If i do the same thing in NumPy, then, well, i'm not sure what happens. There are a number of things i imagine could happen:
It splits the multpilication up across the cores.
It vectorises the multications (as well?)
The documentation i've found suggests that many of the primitives in numpy take advantage of the first option there whenever they can (i don't have a computer on hand at the moment i can test it on). And my intuition tells me that number 2 should happen whenever it's possible.
So my question is, if I create a NumPy array of python objects, will it still at least perform operations on the list in parallel? I know that if you create an array of objects that have native C types, then it will actually create a contiguous array in memory of the actual objects, and that if you create an numpy array of python objects it will create an array of references, but i don't see why this would rule out parallel operations on said list, and cannot find anywhere that explicitly states that.
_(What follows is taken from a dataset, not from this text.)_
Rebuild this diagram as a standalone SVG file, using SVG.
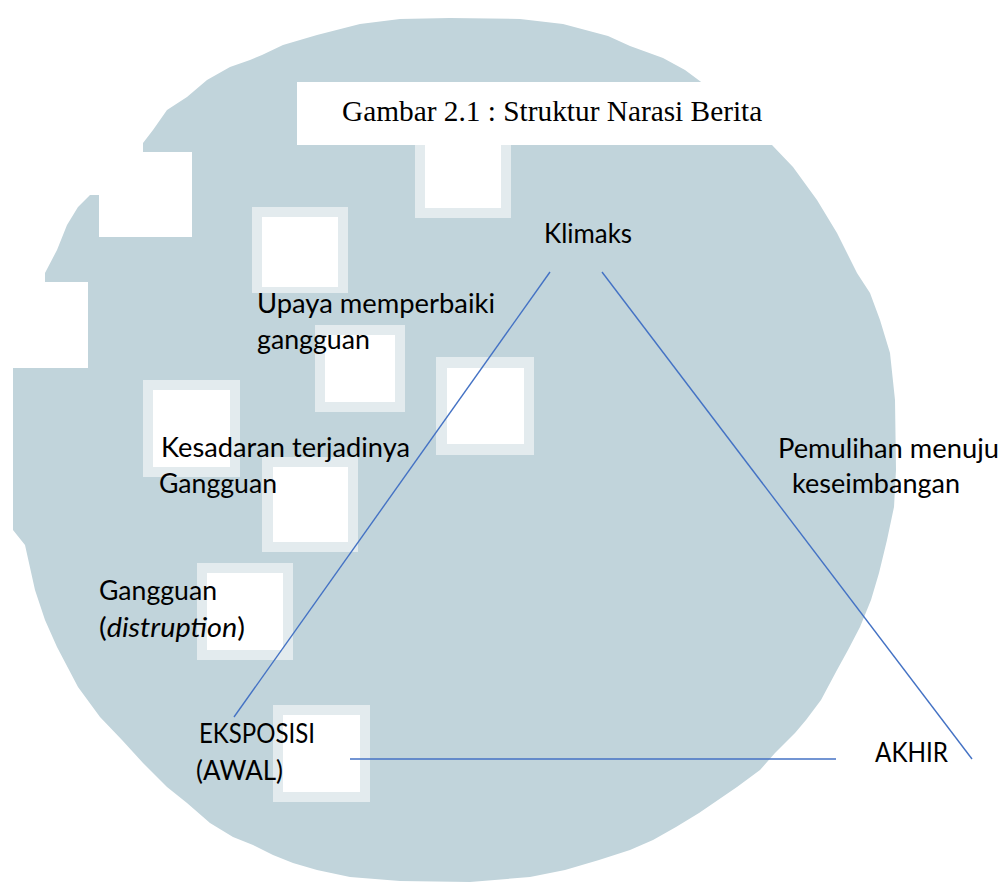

EDIT: I feel there's a bit of confusion over what i'm asking. I understand what vectorisation is, I understand that it is a compiler optimisation, and not something you necesarily program in (though aligning the data such that it's contiguous in memory is important). On the grounds of vectorisation, all i wanted to know was whether or not numpy uses it. If i do something like np_array1 * np_array2 does the underlying library call use vectorisation (presuming that dtype is a compatible type).
For the splitting up over the cores, all i mean there, is if i again do something like np_array1 * np_array2, but this time dtype=object: would it divide that work up amongst there cores?
numpy is fast because it performs numeric operations like this in fast compiled C code. In contrast the list operation operates at the interpreted Python level (streamlined as much as possible with Python bytecodes etc).
A numpy array of numeric type stores those numbers in a data buffer. At least in the simple cases this is just a block of bytes that C code can step through efficiently. The array also has shape and strides information that allows multidimensional access.
When you multiply the array by a scalar, it, in effect, calls a C function titled something like 'multiply_array_by_scalar', which does the multiplication in fast compiled code. So this kind of numpy operation is fast (compared to Python list code) regardless of the number of cores or other multi-processing/threading enhancements.
Arrays of objects do not have any special speed advantage (compared to lists), at least not at this time.
Look at my answer to a question about creating an array of arrays, https://stackoverflow.com/a/28284526/901925
I had to use iteration to initialize the values.
Have you done any time experiments? For example, construct an array, say (1000,2). Use tolist() to create an equivalent list of lists. And make a similar array of objects, with each object being a (2,) array or list (how much work did that take?). Now do something simple like len(x) for each of those sub lists.
#hpaulj provided a good answer to your question. In general, from reading your question it occurred to me that you do not actually understand what "vectorization" does under the hood. This writeup is a pretty decent explanation of vectorization and how it enables faster computations - http://quantess.net/2013/09/30/vectorization-magic-for-your-computations/
With regards to point 1 - Distributing computations across multiple cores, this is not always the case with Numpy. However, there are libraries like numexpr that enable multithreaded, highly efficient Numpy array computations with support for several basic logical and arithmetic operators. Numexpr can be used to turbo charge critical computations when used in conjunction with Numpy as it avoids replicating large arrays in memory for vectorization routines (as is the case for Numpy) and can use all cores on your system to perform computations.